Worse, according to JPMorgan, higher frequency data via ETFs shows highest ever weekly outflow of $3.2bn, or 6.4% of AUM, from high-yield bond ETFs this week, bringing cumulative outflows for the current year to $6.8bn, or 13.6% of AUM. On a monthly basis, outflows from HY ETFs have continued uninterrupted since October 2017 and reached $11bn, or 22% of AUM. This reversed almost all of the cumulative inflows into HY bond ETFs since the US election.
Meanwhile, as JPMorgan further cautions, short interest ratios in the two largest US high yield ETFs, HYG and JNK, have been spiking up since mid-Jan (Figure 11).
Both HYG and JNK short interest are at their highs for the period we track data from, suggesting that institutional investor participation via shorting ETFs has contributed to the sell-off in recent weeks. This is similar to the rise in the short interest ratio on the largest investment grade corporate bond ETF, LQD, which has moved higher during the same period this year, albeit from very low levels (Figure 12).
All of this points to the risk of a sharp blow out in credit spreads in the coming days and weeks should risk off sentiment return and/or should VIX fail to recover its recent “complacent” levels.

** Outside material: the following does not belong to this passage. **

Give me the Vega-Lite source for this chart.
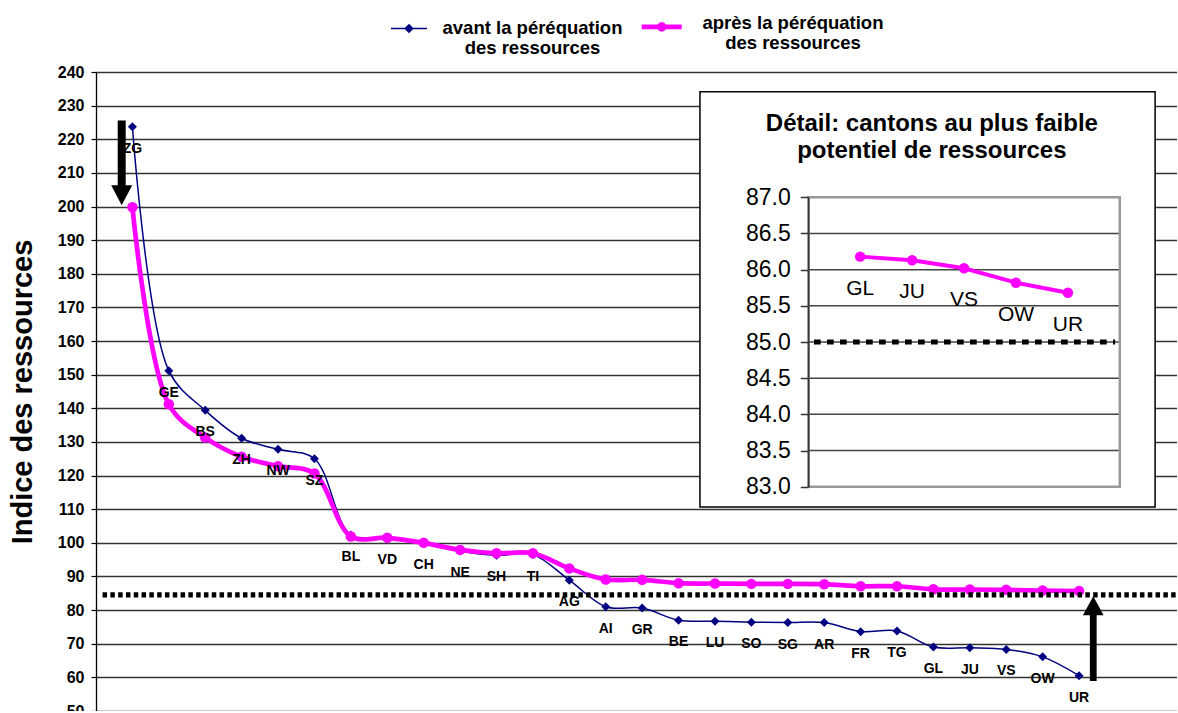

While in itself a move wider in spreads would not be catastrophic, it could still lead to a broad liquidation panic at the synthetic credit level, at which point the main risk becomes the underlying threat latent within all ETF products, first voiced by Howard Marks in March 2015: “what would happen, for example, if a large number of holders decided to sell a high yield bond ETF all at once?” This is how Marks answered his own question:
“in theory, the ETF can always be sold. Buyers may be scarce, but there should be some price at which one will materialize. Of course, the price that buyer will pay might represent a discount from the NAV of the underlying bonds. In that case, a bank should be willing to buy the creation units at that discount from NAV and short the underlying bonds at the prices used to calculate the NAV, earning an arbitrage profit and causing the gap to close. But then we’re back to wondering about whether there will be a buyer for the bonds the bank wants to short, and at what price. Thus we can’t get away from depending on the liquidity of the underlying high yield bonds. The ETF can’t be more liquid than the underlying, and we know the underlying can become highly illiquid.”
Should the VIX fail to revert to its recent historic lows and remain at current “elevated” levels, which just happen to be in line with the “fear index” long-term average, we may soon find out if Marks’ “worst case” scenario plays out as envisioned, and what exactly happens when everyone tries to sell a synthetic product that is far more liquid than its underlying constituents, especially during a market panic.